**Available data:**
----------

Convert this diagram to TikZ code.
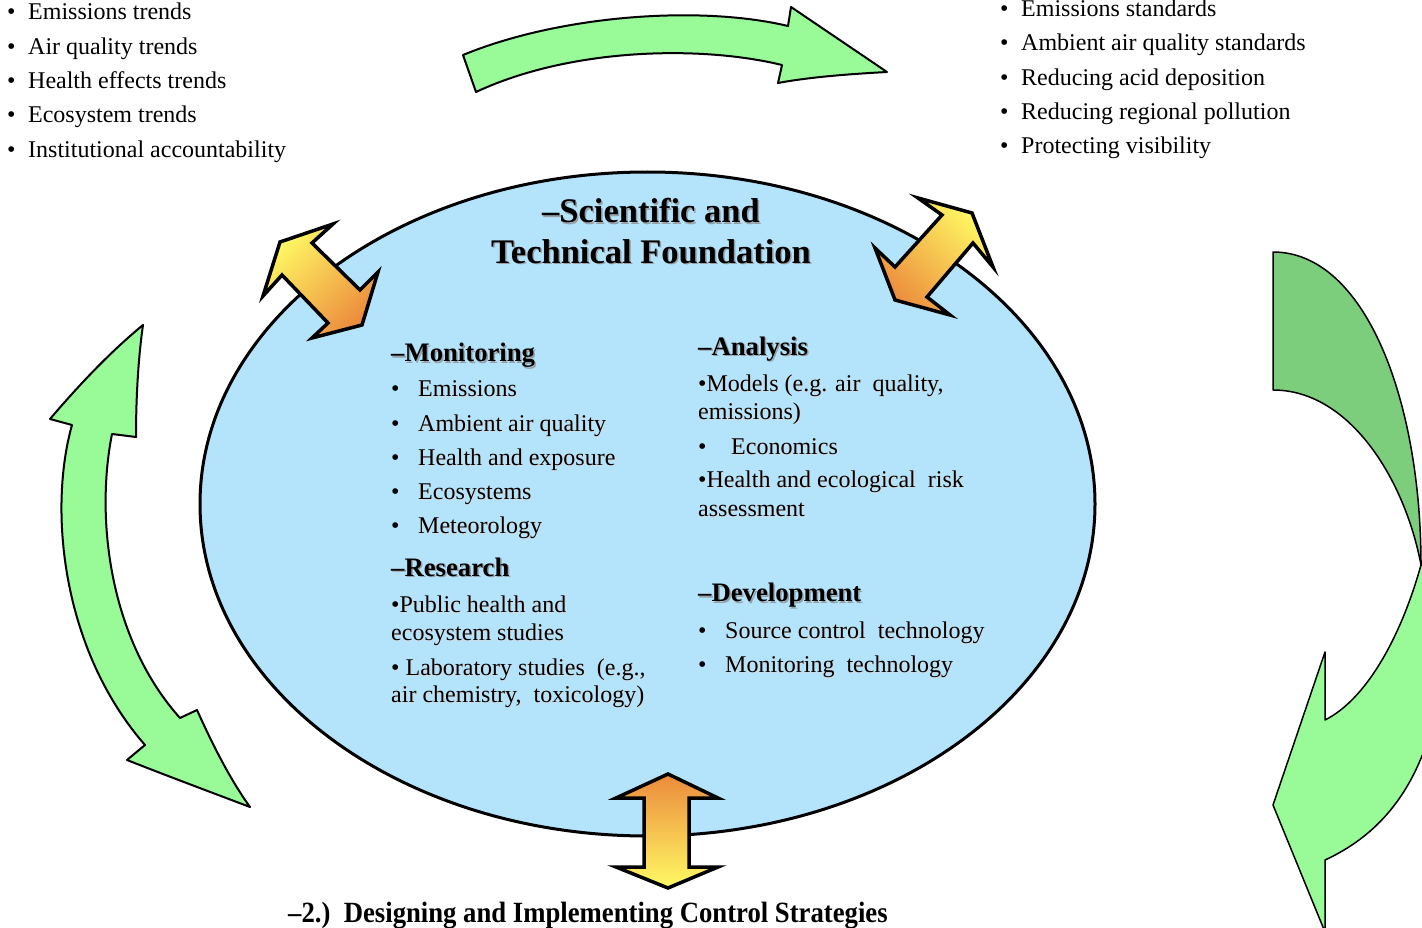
\documentclass[tikz,border=0pt]{standalone}
\usepackage{fontspec}
\setmainfont{Liberation Serif}
\usetikzlibrary{shapes.geometric}
\definecolor{skyfill}{RGB}{180,228,252}
\definecolor{lgreen}{RGB}{152,251,152}
\definecolor{dgreen}{RGB}{124,205,124}
\definecolor{arrY}{RGB}{255,250,100}
\definecolor{arrO}{RGB}{236,138,60}
\definecolor{shdgray}{RGB}{150,160,168}
\newcommand\shtext[1]{\leavevmode\rlap{\kern1.5pt\raisebox{-1.5pt}{\textcolor{shdgray}{#1}}}#1}
\newcommand\shlight[1]{\leavevmode\rlap{\kern1pt\raisebox{-1pt}{\textcolor{shdgray!40}{#1}}}#1}
\begin{document}
\begin{tikzpicture}[x=1pt,y=-1pt,
  txt/.style={anchor=base west,inner sep=0pt,font=\fontsize{24}{28}\selectfont},
  headtxt/.style={anchor=base west,inner sep=0pt,font=\fontsize{26.7}{30}\selectfont\bfseries},
  titletxt/.style={anchor=base,inner sep=0pt,font=\fontsize{34.5}{38}\selectfont\bfseries},
  greenarrow/.style={fill=lgreen,draw=black,line width=2pt,line join=round},
  dblarrow/.style={draw=black,line width=3.5pt,line join=miter}]
\useasboundingbox (0,0) rectangle (1422,928);

% top curved arrow
\path[greenarrow] (463,55) .. controls (560,15) and (700,5) .. (788,26) -- (791,7) -- (887,72)
  .. controls (850,74) and (810,77) .. (778,83) -- (782,65)
  .. controls (700,45) and (570,48) .. (476,92) -- cycle;

% left double curved arrow
\path[greenarrow] (143,325) .. controls (138,360) and (136,400) .. (136,437) -- (112,434)
  .. controls (95,520) and (110,640) .. (180,718) -- (197,710)
  .. controls (215,750) and (232,782) .. (250,807)
  .. controls (205,790) and (165,775) .. (127,760) -- (145,745)
  .. controls (62,650) and (48,510) .. (72,425) -- (50,419)
  .. controls (85,378) and (115,348) .. (143,325) -- cycle;

% right twisted arrow
\begin{scope}
\clip (0,0) rectangle (1422,928);
\path[fill=dgreen,draw=black,line width=1.5pt,line join=round] (1273,252) .. controls (1365,252) and (1421,400) .. (1421,565)
  .. controls (1405,480) and (1350,390) .. (1273,390) -- cycle;
\path[fill=lgreen,draw=black,line width=1.5pt,line join=round] (1421,565) .. controls (1400,640) and (1365,700) .. (1325,720)
  -- (1325,652) -- (1273,805) -- (1325,932) -- (1325,860)
  .. controls (1390,830) and (1435,770) .. (1445,650) -- (1445,565) -- cycle;
\end{scope}

% central ellipse
\node[ellipse,draw=black,fill=skyfill,line width=3pt,minimum width=895pt,minimum height=664pt,inner sep=0pt] (found) at (647.5,504) {};

% double arrows
\path[dblarrow,top color=arrY,bottom color=arrO,shading angle=45]
  (280,242) -- (333,224) -- (312,243) -- (360,290) -- (378,272) -- (362,325)
  -- (312,338) -- (328,323) -- (282,275) -- (263,296) -- cycle;
\path[dblarrow,top color=arrY,bottom color=arrO,shading angle=-45]
  (918,198) -- (972,213) -- (993,267) -- (973,243) -- (927,297) -- (950,315)
  -- (895,300) -- (875,248) -- (895,267) -- (942,215) -- cycle;
\path[dblarrow,top color=arrO,bottom color=arrY]
  (668,774) -- (718,798) -- (689,798) -- (689,867) -- (718,867) -- (668,888)
  -- (616,867) -- (644,867) -- (644,798) -- (616,798) -- cycle;

% top-left list
\node[txt] (tl1) at (7,20) {\makebox[21pt][l]{•}Emissions trends};
\node[txt] (tl2) at (7,54.3) {\makebox[21pt][l]{•}Air quality trends};
\node[txt] (tl3) at (7,88.6) {\makebox[21pt][l]{•}Health effects trends};
\node[txt] (tl4) at (7,122.9) {\makebox[21pt][l]{•}Ecosystem trends};
\node[txt] (tl5) at (7,157.2) {\makebox[21pt][l]{•}Institutional accountability};

% top-right list
\node[txt] (tr1) at (1000,16.5) {\makebox[21pt][l]{•}Emissions standards};
\node[txt] (tr2) at (1000,50.8) {\makebox[21pt][l]{•}Ambient air quality standards};
\node[txt] (tr3) at (1000,85.1) {\makebox[21pt][l]{•}Reducing acid deposition};
\node[txt] (tr4) at (1000,119.4) {\makebox[21pt][l]{•}Reducing regional pollution};
\node[txt] (tr5) at (1000,153.7) {\makebox[21pt][l]{•}Protecting visibility};

% title
\node[titletxt] (title1) at (651,222.7) {\shtext{–Scientific and}};
\node[titletxt] (title2) at (651,263.3) {\shtext{Technical Foundation}};

% monitoring
\node[headtxt] (mon) at (391,361.7) {\shtext{–Monitoring}};
\node[txt] (mon1) at (391,396) {\makebox[27pt][l]{•}\shlight{Emissions}};
\node[txt] (mon2) at (391,431) {\makebox[27pt][l]{•}\shlight{Ambient air quality}};
\node[txt] (mon3) at (391,465) {\makebox[27pt][l]{•}\shlight{Health and exposure}};
\node[txt] (mon4) at (391,499) {\makebox[27pt][l]{•}\shlight{Ecosystems}};
\node[txt] (mon5) at (391,533) {\makebox[27pt][l]{•}\shlight{Meteorology}};

% research
\node[headtxt] (res) at (391,576) {\shtext{–Research}};
\node[txt] (res1) at (391,612.7) {\shlight{•Public health and}};
\node[txt] (res1b) at (391,640) {\shlight{ecosystem studies}};
\node[txt] (res2) at (391,675) {\shlight{• Laboratory studies\ \ (e.g.,}};
\node[txt] (res2b) at (391,702.7) {\shlight{air chemistry,\ \ toxicology)}};

% analysis
\node[headtxt] (ana) at (698,355) {\shtext{–Analysis}};
\node[txt] (ana1) at (698,391.7) {\shlight{•Models (e.g. air\ \ quality,}};
\node[txt] (ana1b) at (698,419) {\shlight{emissions)}};
\node[txt] (ana2) at (698,454) {\makebox[33pt][l]{•}\shlight{Economics}};
\node[txt] (ana3) at (698,487.7) {\shlight{•Health and ecological\ \ risk}};
\node[txt] (ana3b) at (698,516) {\shlight{assessment}};

% development
\node[headtxt] (dev) at (698,601.7) {\shtext{–Development}};
\node[txt] (dev1) at (698,638) {\makebox[27pt][l]{•}\shlight{Source control\ \ technology}};
\node[txt] (dev2) at (698,672.7) {\makebox[27pt][l]{•}\shlight{Monitoring\ \ technology}};

% bottom label
\node[headtxt] (ctrl) at (288,922) {\scalebox{1}[1.1]{–2.)\ \ Designing and Implementing Control Strategies}};
\end{tikzpicture}
\end{document}
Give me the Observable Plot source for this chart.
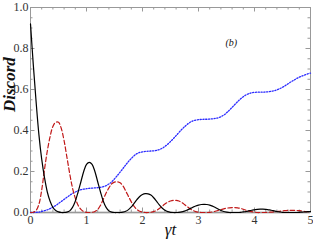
<!DOCTYPE html>
<html>
<head>
<meta charset="utf-8">
<script src="https://cdn.jsdelivr.net/npm/d3@7"></script>
<script src="https://cdn.jsdelivr.net/npm/@observablehq/plot@0.6"></script>
<style>
  html, body { margin: 0; padding: 0; background: #fff; }
  #chart svg { display: block; }
</style>
</head>
<body>
<div id="chart"></div>
<script>
// time grid (gamma t), step 0.05
const gammaT = d3.range(0, 101).map(i => +(i * 0.05).toFixed(2));

// solid black curve
const blackSeries = [
  0.92, 0.72, 0.54, 0.38, 0.26, 0.17, 0.10, 0.055, 0.025, 0.010,
  0.003, 0.0, 0.0, 0.002, 0.008, 0.025, 0.055, 0.10, 0.15, 0.20,
  0.235, 0.245, 0.235, 0.20, 0.15, 0.10, 0.055, 0.025, 0.008, 0.002,
  0.0, 0.0, 0.0, 0.002, 0.006, 0.014, 0.027, 0.045, 0.063, 0.078,
  0.088, 0.092, 0.091, 0.085, 0.072, 0.055, 0.037, 0.022, 0.011, 0.004,
  0.001, 0.0, 0.0, 0.001, 0.003, 0.007, 0.012, 0.019, 0.026, 0.032,
  0.036, 0.039, 0.040, 0.039, 0.036, 0.031, 0.024, 0.017, 0.010, 0.005,
  0.002, 0.0, 0.0, 0.0, 0.0, 0.001, 0.003, 0.005, 0.008, 0.011,
  0.013, 0.015, 0.016, 0.016, 0.015, 0.013, 0.011, 0.008, 0.005, 0.003,
  0.001, 0.0, 0.0, 0.0, 0.0, 0.0, 0.001, 0.002, 0.003, 0.004,
  0.005
];

// dashed red curve
const redSeries = [
  0.0, 0.001, 0.010, 0.040, 0.11, 0.21, 0.30, 0.37, 0.42, 0.44,
  0.44, 0.41, 0.35, 0.27, 0.19, 0.12, 0.07, 0.035, 0.015, 0.005,
  0.001, 0.0, 0.001, 0.005, 0.015, 0.035, 0.065, 0.095, 0.12, 0.14,
  0.148, 0.150, 0.145, 0.13, 0.105, 0.078, 0.052, 0.030, 0.015, 0.006,
  0.002, 0.0, 0.0, 0.001, 0.004, 0.010, 0.019, 0.030, 0.041, 0.050,
  0.056, 0.059, 0.059, 0.056, 0.049, 0.039, 0.028, 0.018, 0.010, 0.004,
  0.001, 0.0, 0.0, 0.0, 0.001, 0.003, 0.006, 0.010, 0.014, 0.018,
  0.021, 0.023, 0.024, 0.024, 0.023, 0.020, 0.016, 0.011, 0.007, 0.004,
  0.002, 0.0, 0.0, 0.0, 0.0, 0.001, 0.002, 0.003, 0.005, 0.006,
  0.008, 0.009, 0.010, 0.010, 0.010, 0.010, 0.009, 0.007, 0.005, 0.004,
  0.003
];

// dotted blue curve
const blueSeries = [
  0.0, 0.0, 0.001, 0.002, 0.005, 0.009, 0.013, 0.019, 0.026, 0.034,
  0.044, 0.054, 0.064, 0.074, 0.084, 0.093, 0.100, 0.106, 0.111, 0.114,
  0.116, 0.118, 0.119, 0.120, 0.121, 0.123, 0.126, 0.131, 0.139, 0.150,
  0.164, 0.180, 0.197, 0.214, 0.232, 0.249, 0.264, 0.277, 0.287, 0.293,
  0.296, 0.298, 0.299, 0.300, 0.301, 0.303, 0.307, 0.313, 0.322, 0.333,
  0.346, 0.360, 0.375, 0.390, 0.405, 0.418, 0.430, 0.440, 0.447, 0.451,
  0.453, 0.454, 0.455, 0.455, 0.456, 0.457, 0.459, 0.462, 0.467, 0.475,
  0.486, 0.499, 0.513, 0.527, 0.541, 0.554, 0.565, 0.574, 0.580, 0.584,
  0.586, 0.587, 0.587, 0.587, 0.588, 0.589, 0.591, 0.594, 0.598, 0.604,
  0.611, 0.619, 0.628, 0.637, 0.645, 0.653, 0.660, 0.666, 0.671, 0.676,
  0.680
];

// tick values
const xTickLabels = [0, 1, 2, 3, 4, 5];
const xMinorTicks = d3.range(0, 26).map(i => +(i * 0.2).toFixed(2));
const yTickLabels = [0, 0.2, 0.4, 0.6, 0.8, 1.0];
const yMinorTicks = d3.range(0, 21).map(i => +(i * 0.05).toFixed(2));

const panelLabel = ["(b)"];
const xLabel = ["\u03B3t"];
const yLabel = ["Discord"];

const toRows = vals => gammaT.map((t, i) => ({t, v: vals[i]}));

const W = 313, H = 245;
const mL = 30, mR = 3, mT = 7, mB = 33;
const pxX = 5 / (W - mL - mR);   // data units per px
const pxY = 1 / (H - mT - mB);

const serif = "'Liberation Serif', 'DejaVu Serif', serif";
const axisGray = "#999";

const chart = Plot.plot({
  width: W,
  height: H,
  marginLeft: mL,
  marginRight: mR,
  marginTop: mT,
  marginBottom: mB,
  style: {fontFamily: serif, background: "#fff"},
  x: {domain: [0, 5], axis: null},
  y: {domain: [0, 1], axis: null},
  marks: [
    Plot.ruleY([0], {stroke: "#d0d0d0", strokeWidth: 2.5}),
    Plot.frame({stroke: axisGray, strokeWidth: 1}),
    // y ticks (left and right, inward)
    Plot.ruleY(yMinorTicks, {y: d => d, x1: 0, x2: d => (Math.round(d * 100) % 20 === 0 ? 4.5 : 2.5) * pxX, stroke: axisGray}),
    Plot.ruleY(yMinorTicks, {y: d => d, x1: 5, x2: d => 5 - (Math.round(d * 100) % 20 === 0 ? 4.5 : 2.5) * pxX, stroke: axisGray}),
    // x ticks (top and bottom, inward)
    Plot.ruleX(xMinorTicks, {x: d => d, y1: 1, y2: d => 1 - (Math.round(d * 10) % 10 === 0 ? 4.5 : 2.5) * pxY, stroke: axisGray}),
    Plot.ruleX(xMinorTicks, {x: d => d, y1: 0, y2: d => (Math.round(d * 10) % 10 === 0 ? 4.5 : 2.5) * pxY, stroke: axisGray}),
    Plot.axisY(yTickLabels, {label: null, tickSize: 0, tickPadding: 2, tickFormat: d3.format(".1f"), fontSize: 12, fontFamily: serif, fill: "#333"}),
    Plot.axisX(xTickLabels, {label: null, tickSize: 0, tickPadding: 3, tickFormat: d3.format("d"), fontSize: 12, fontFamily: serif, fill: "#333"}),
    // curves
    Plot.line(toRows(blueSeries), {x: "t", y: "v", stroke: "#2a2aff", strokeWidth: 1.3, strokeDasharray: "1.2,1.6", curve: "catmull-rom"}),
    Plot.line(toRows(redSeries), {x: "t", y: "v", stroke: "#c01818", strokeWidth: 1.2, strokeDasharray: "4.5,2.5", curve: "catmull-rom"}),
    Plot.line(toRows(blackSeries), {x: "t", y: "v", stroke: "#000", strokeWidth: 1.2, curve: "catmull-rom"}),
    // texts
    Plot.text(panelLabel, {text: d => d, frameAnchor: "top-left", dx: 195, dy: 31, fontSize: 10, fontStyle: "italic", fontFamily: serif, fill: "#111"}),
    Plot.text(xLabel, {text: d => d, frameAnchor: "bottom", dy: 22, fontSize: 17, fontStyle: "italic", fontFamily: serif, fill: "#111"}),
    Plot.text(yLabel, {text: d => d, frameAnchor: "left", dx: -21, dy: 2, rotate: -90, fontSize: 17, fontStyle: "italic", fontWeight: "bold", fontFamily: serif, fill: "#111"})
  ]
});

document.getElementById("chart").appendChild(chart);
</script>
</body>
</html>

----------

**Task requirements:** Up in the listing, locate the line with "Give me the"; print it and every line after it down to the line with "const gammaT = d3.range(0, 101).map(i", which is included too. Skip the pictures.

**Exercise solution:**
Give me the Observable Plot source for this chart.
<!DOCTYPE html>
<html>
<head>
<meta charset="utf-8">
<script src="https://cdn.jsdelivr.net/npm/d3@7"></script>
<script src="https://cdn.jsdelivr.net/npm/@observablehq/plot@0.6"></script>
<style>
  html, body { margin: 0; padding: 0; background: #fff; }
  #chart svg { display: block; }
</style>
</head>
<body>
<div id="chart"></div>
<script>
// time grid (gamma t), step 0.05
const gammaT = d3.range(0, 101).map(i => +(i * 0.05).toFixed(2));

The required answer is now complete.